Given task:
Repeat the material exactly from its first line to the line that includes "const yTicksC3 = ['0.0','0.1','0.2','0.3','0.4','0.5'];". Skip pictures.

[START OF Collected data]

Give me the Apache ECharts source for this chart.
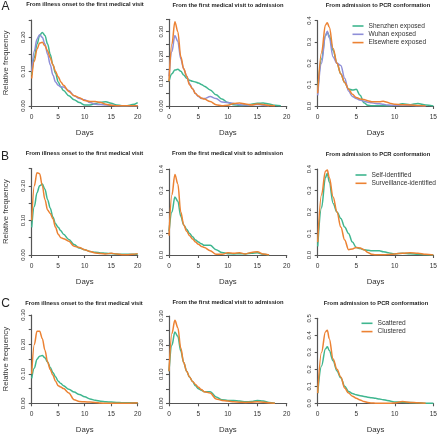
<!DOCTYPE html>
<html><head><meta charset="utf-8">
<script src="https://cdn.jsdelivr.net/npm/echarts@6/dist/echarts.min.js"></script>
<style>html,body{margin:0;padding:0;background:#fff}#c{width:440px;height:436px}</style>
</head><body><div id="c"></div>
<script>
// ---- data ----
const days12 = [0,0.5,1,1.5,2,2.5,3,3.5,4,4.5,5,5.5,6,7,8,9,10,11,12,13,14,15,16,17,18,19,20];
const days3 = [0,0.5,1,1.25,1.5,2,2.5,3,3.5,4,4.5,5,5.5,6,6.5,7,7.5,8,8.5,9,9.5,10,11,12,13,14,15];

const titles = ['From illness onset to the first medical visit','From the first medical visit to admission','From admission to PCR conformation'];
const panelLetters = ['A','B','C'];
const namesA = ['Shenzhen exposed','Wuhan exposed','Elsewhere exposed'];
const namesB = ['Self-identified','Surveillance-identified'];
const namesC = ['Scattered','Clustered'];

const xTicks12 = ['0','5','10','15','20'];
const xTicks3 = ['0','5','10','15'];
const yTicksA1 = ['0.00','0.10','0.20'];
const yTicksA2 = ['0.00','0.10','0.20','0.30'];
const yTicksA3 = ['0.0','0.1','0.2','0.3','0.4'];
const yTicksB1 = ['0.00','0.10','0.20'];
const yTicksB2 = ['0.0','0.1','0.2','0.3','0.4'];
const yTicksB3 = ['0.0','0.1','0.2','0.3','0.4'];
const yTicksC1 = ['0.00','0.10','0.20','0.30'];
const yTicksC2 = ['0.00','0.10','0.20','0.30'];
const yTicksC3 = ['0.0','0.1','0.2','0.3','0.4','0.5'];

const a1Shenzhen = [0.09,0.14,0.18,0.205,0.214,0.205,0.18,0.15,0.12,0.095,0.07,0.055,0.045,0.03,0.018,0.01,0.003,0.003,0.007,0.011,0.012,0.008,0.003,0.001,0.001,0.004,0.01];
const a1Wuhan = [0.10,0.16,0.195,0.207,0.2,0.18,0.15,0.12,0.09,0.07,0.06,0.056,0.055,0.045,0.03,0.022,0.018,0.01,0.005,0.004,0.003,0.002,0.001,0.001,0.001,0.001,0.001];
const a1Elsewhere = [0.08,0.13,0.165,0.183,0.185,0.175,0.16,0.14,0.12,0.1,0.085,0.07,0.06,0.042,0.03,0.024,0.016,0.013,0.013,0.01,0.005,0.002,0.001,0.001,0.001,0.001,0.001];

const a2Shenzhen = [0.10,0.13,0.145,0.148,0.14,0.125,0.112,0.104,0.1,0.097,0.093,0.087,0.08,0.065,0.045,0.028,0.014,0.005,0.002,0.003,0.007,0.011,0.012,0.008,0.003,0.001,null];
const a2Wuhan = [0.12,0.22,0.285,0.26,0.19,0.15,0.12,0.09,0.07,0.05,0.038,0.03,0.03,0.038,0.03,0.016,0.014,0.01,0.005,0.004,0.005,0.006,0.003,0.001,null,null,null];
const a2Elsewhere = [0.10,0.25,0.34,0.3,0.2,0.15,0.12,0.085,0.07,0.05,0.04,0.032,0.028,0.018,0.005,0.001,0.003,0.01,0.012,0.008,0.004,0.008,0.006,0.002,0.001,null,null];

const a3Shenzhen = [0.07,0.22,0.33,0.345,0.33,0.26,0.2,0.15,0.11,0.08,0.075,0.078,0.05,0.015,0.003,0.001,0.001,0.001,0.001,0.001,0.001,0.003,0.01,0.006,0.012,0.005,0];
const a3Wuhan = [0.05,0.2,0.33,0.35,0.32,0.23,0.2,0.19,0.13,0.07,0.045,0.035,0.028,0.022,0.018,0.015,0.012,0.01,0.008,0.005,0.004,0.003,0.005,0.003,0.001,0,null];
const a3Elsewhere = [0.06,0.25,0.38,0.39,0.37,0.27,0.2,0.15,0.11,0.08,0.055,0.04,0.033,0.03,0.025,0.02,0.02,0.02,0.022,0.018,0.012,0.008,0.006,0.005,0.002,0,null];

const b1Self = [0.08,0.14,0.18,0.2,0.205,0.19,0.16,0.135,0.11,0.09,0.08,0.07,0.06,0.045,0.03,0.02,0.015,0.01,0.008,0.006,0.005,0.004,0.003,0.002,0.002,0.002,0.002];
const b1Surv = [0.10,0.2,0.238,0.235,0.2,0.16,0.13,0.12,0.105,0.08,0.06,0.05,0.047,0.04,0.025,0.022,0.015,0.01,0.006,0.004,0.003,0.005,0.003,0.001,0.001,0.002,0.004];

const b2Self = [0.11,0.2,0.27,0.25,0.18,0.14,0.12,0.1,0.085,0.07,0.06,0.052,0.045,0.045,0.025,0.012,0.006,0.005,0.006,0.005,0.008,0.01,0.003,0,null,null,null];
const b2Surv = [0.09,0.28,0.375,0.33,0.2,0.14,0.11,0.09,0.075,0.06,0.05,0.04,0.035,0.02,0.003,0.003,0.01,0.008,0.01,0.005,0.012,0.015,0.005,0,null,null,null];

const b3Self = [0.04,0.22,0.36,0.38,0.34,0.24,0.2,0.17,0.13,0.1,0.06,0.035,0.03,0.025,0.022,0.02,0.02,0.02,0.015,0.012,0.008,0.005,0.008,0.006,0.003,0.001,0];
const b3Surv = [0.06,0.28,0.39,0.395,0.36,0.27,0.2,0.13,0.07,0.025,0.028,0.035,0.033,0.025,0.012,0.003,0.001,0.001,0.001,0.002,0.003,0.005,0.008,0.01,0.008,0.003,0];

const c1Scattered = [0.085,0.12,0.15,0.16,0.162,0.155,0.14,0.122,0.105,0.09,0.075,0.067,0.06,0.048,0.038,0.03,0.022,0.015,0.01,0.007,0.005,0.004,0.003,0.002,0.002,0.002,0.002];
const c1Clustered = [0.1,0.2,0.245,0.245,0.22,0.18,0.14,0.115,0.095,0.075,0.06,0.055,0.05,0.035,0.012,0.006,0.005,0.004,0.003,0.001,0,0,0,0,0,0.001,0.002];

const c2Scattered = [0.11,0.2,0.245,0.23,0.18,0.14,0.11,0.09,0.075,0.06,0.05,0.045,0.04,0.04,0.022,0.012,0.01,0.01,0.008,0.005,0.006,0.01,0.008,0.003,0,null,null];
const c2Clustered = [0.11,0.24,0.285,0.26,0.19,0.14,0.11,0.09,0.075,0.065,0.055,0.047,0.04,0.035,0.015,0.01,0.008,0.005,0.004,0.003,0.004,0.005,0.004,0.002,0,null,null];

const c3Scattered = [0.06,0.22,0.32,0.333,0.31,0.25,0.19,0.15,0.1,0.07,0.058,0.05,0.045,0.04,0.036,0.033,0.029,0.025,0.021,0.017,0.012,0.008,0.006,0.004,0.003,0.001,0];
const c3Clustered = [0.06,0.3,0.42,0.43,0.38,0.26,0.2,0.155,0.09,0.06,0.042,0.03,0.02,0.01,0.005,0.002,0.001,0.001,0,0,0.001,0.002,0.01,0.005,0.003,0,null];

// ---- styles ----
const GREEN = '#3fb68f', PURPLE = '#8f8fd8', ORANGE = '#ec8233';
const AX = '#555', TXT = '#333';
const FONT = 'Liberation Sans, Arial, sans-serif';

const panels = [
  {g:{left:31.7,top:20,width:106,height:86}, xMax:20, xT:xTicks12, yMax:0.25, yI:0.05, yT:yTicksA1, d:days12, tx:85, ty:4.5, t:0, lab:0,
   c:[[namesA[0],a1Shenzhen,GREEN],[namesA[1],a1Wuhan,PURPLE],[namesA[2],a1Elsewhere,ORANGE]]},
  {g:{left:169,top:19.3,width:117.7,height:86.7}, xMax:20, xT:xTicks12, yMax:0.35, yI:0.05, yT:yTicksA2, d:days12, tx:228, ty:5, t:1,
   c:[[namesA[0],a2Shenzhen,GREEN],[namesA[1],a2Wuhan,PURPLE],[namesA[2],a2Elsewhere,ORANGE]]},
  {g:{left:317.7,top:20.7,width:116.6,height:85.3}, xMax:15, xT:xTicks3, yMax:0.4, yI:0.1, yT:yTicksA3, d:days3, tx:378, ty:5, t:2,
   c:[[namesA[0],a3Shenzhen,GREEN],[namesA[1],a3Wuhan,PURPLE],[namesA[2],a3Elsewhere,ORANGE]]},
  {g:{left:31.7,top:168.5,width:106,height:86.5}, xMax:20, xT:xTicks12, yMax:0.25, yI:0.05, yT:yTicksB1, d:days12, tx:84.5, ty:153.3, t:0, lab:1,
   c:[[namesB[0],b1Self,GREEN],[namesB[1],b1Surv,ORANGE]]},
  {g:{left:169,top:169,width:117.7,height:86}, xMax:20, xT:xTicks12, yMax:0.4, yI:0.1, yT:yTicksB2, d:days12, tx:227.5, ty:153.3, t:1,
   c:[[namesB[0],b2Self,GREEN],[namesB[1],b2Surv,ORANGE]]},
  {g:{left:317.7,top:169,width:116.6,height:86}, xMax:15, xT:xTicks3, yMax:0.4, yI:0.1, yT:yTicksB3, d:days3, tx:378, ty:154.3, t:2,
   c:[[namesB[0],b3Self,GREEN],[namesB[1],b3Surv,ORANGE]]},
  {g:{left:31.7,top:315,width:106,height:88.3}, xMax:20, xT:xTicks12, yMax:0.3, yI:0.05, yT:yTicksC1, d:days12, tx:84, ty:303.3, t:0, lab:2,
   c:[[namesC[0],c1Scattered,GREEN],[namesC[1],c1Clustered,ORANGE]]},
  {g:{left:169,top:316,width:117.7,height:87.3}, xMax:20, xT:xTicks12, yMax:0.3, yI:0.05, yT:yTicksC2, d:days12, tx:228, ty:302.7, t:1,
   c:[[namesC[0],c2Scattered,GREEN],[namesC[1],c2Clustered,ORANGE]]},
  {g:{left:317.7,top:318.3,width:116.6,height:85}, xMax:15, xT:xTicks3, yMax:0.5, yI:0.1, yT:yTicksC3, d:days3, tx:376, ty:303.3, t:2,
   c:[[namesC[0],c3Scattered,GREEN],[namesC[1],c3Clustered,ORANGE]]}
];
const letterPos = [[5.5,6.5],[5,157],[5.5,303.5]];

const grid=[], xAxis=[], yAxis=[], series=[], graphic=[];
panels.forEach((p,i)=>{
  grid.push(Object.assign({containLabel:false}, p.g));
  xAxis.push({type:'value', gridIndex:i, min:0, max:p.xMax, interval:5,
    name:'Days', nameLocation:'middle', nameGap:23,
    nameTextStyle:{fontSize:7.8, color:TXT, fontFamily:FONT},
    axisLine:{show:true, lineStyle:{color:AX, width:1.2}},
    axisTick:{show:true, length:3, lineStyle:{color:AX, width:1.1}},
    axisLabel:{fontSize:6.6, color:TXT, margin:7.5, fontFamily:FONT, showMinLabel:true, showMaxLabel:true,
      formatter:(v)=>{const s=String(Math.round(v*1000)/1000); return p.xT.includes(s)?s:'';}},
    splitLine:{show:false}});
  const dec = p.yT[0].split('.')[1].length;
  yAxis.push({type:'value', gridIndex:i, min:0, max:p.yMax, interval:p.yI,
    name: p.lab!==undefined ? 'Relative frequency' : '', nameLocation:'middle', nameGap:21.5, nameRotate:90,
    nameTextStyle:{fontSize:7.8, color:TXT, fontFamily:FONT},
    axisLine:{show:true, lineStyle:{color:AX, width:1.2}},
    axisTick:{show:true, length:3, lineStyle:{color:AX, width:1.1}},
    axisLabel:{fontSize:6, color:TXT, margin:5, rotate:90, fontFamily:FONT, showMinLabel:true, showMaxLabel:true,
      formatter:(v)=>{const s=v.toFixed(dec); return p.yT.includes(s)?s:'';}},
    splitLine:{show:false}});
  p.c.forEach(([name, vals, color])=>{
    const data=[];
    p.d.forEach((x,k)=>{ if(vals[k]!==null && vals[k]!==undefined) data.push([x, vals[k]]); });
    series.push({type:'line', name, xAxisIndex:i, yAxisIndex:i, data, smooth:0.35, smoothMonotone:'x',
      showSymbol:false, symbol:'none', color, lineStyle:{color, width:1.5}, silent:true, animation:false});
  });
  graphic.push({type:'text', x:p.tx, y:p.ty, style:{text:titles[p.t], fontSize:5.8, fontWeight:'bold',
    fontFamily:FONT, fill:'#222', textAlign:'center', textVerticalAlign:'middle'}});
});
letterPos.forEach((lp,i)=>{
  graphic.push({type:'text', x:lp[0], y:lp[1], style:{text:panelLetters[i], fontSize:12, fontFamily:FONT,
    fill:'#222', textAlign:'center', textVerticalAlign:'middle'}});
});

const legendBase = {orient:'vertical', icon:'rect', itemWidth:11, itemHeight:1.6, itemGap:1.1, padding:0,
  selectedMode:false, textStyle:{fontSize:6.6, lineHeight:7.2, color:TXT, fontFamily:FONT}};
const legend = [
  Object.assign({}, legendBase, {data:namesA, left:352.5, top:22.4}),
  Object.assign({}, legendBase, {data:namesB, left:355.5, top:171.4}),
  Object.assign({}, legendBase, {data:namesC, left:361.5, top:319.7})
];

const chart = echarts.init(document.getElementById('c'), null, {renderer:'canvas'});
chart.setOption({animation:false, backgroundColor:'#fff', grid, xAxis, yAxis, series, legend, graphic});
</script></body></html>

[END OF Collected data]

Exercise solution:
Give me the Apache ECharts source for this chart.
<!DOCTYPE html>
<html><head><meta charset="utf-8">
<script src="https://cdn.jsdelivr.net/npm/echarts@6/dist/echarts.min.js"></script>
<style>html,body{margin:0;padding:0;background:#fff}#c{width:440px;height:436px}</style>
</head><body><div id="c"></div>
<script>
// ---- data ----
const days12 = [0,0.5,1,1.5,2,2.5,3,3.5,4,4.5,5,5.5,6,7,8,9,10,11,12,13,14,15,16,17,18,19,20];
const days3 = [0,0.5,1,1.25,1.5,2,2.5,3,3.5,4,4.5,5,5.5,6,6.5,7,7.5,8,8.5,9,9.5,10,11,12,13,14,15];

const titles = ['From illness onset to the first medical visit','From the first medical visit to admission','From admission to PCR conformation'];
const panelLetters = ['A','B','C'];
const namesA = ['Shenzhen exposed','Wuhan exposed','Elsewhere exposed'];
const namesB = ['Self-identified','Surveillance-identified'];
const namesC = ['Scattered','Clustered'];

const xTicks12 = ['0','5','10','15','20'];
const xTicks3 = ['0','5','10','15'];
const yTicksA1 = ['0.00','0.10','0.20'];
const yTicksA2 = ['0.00','0.10','0.20','0.30'];
const yTicksA3 = ['0.0','0.1','0.2','0.3','0.4'];
const yTicksB1 = ['0.00','0.10','0.20'];
const yTicksB2 = ['0.0','0.1','0.2','0.3','0.4'];
const yTicksB3 = ['0.0','0.1','0.2','0.3','0.4'];
const yTicksC1 = ['0.00','0.10','0.20','0.30'];
const yTicksC2 = ['0.00','0.10','0.20','0.30'];
const yTicksC3 = ['0.0','0.1','0.2','0.3','0.4','0.5'];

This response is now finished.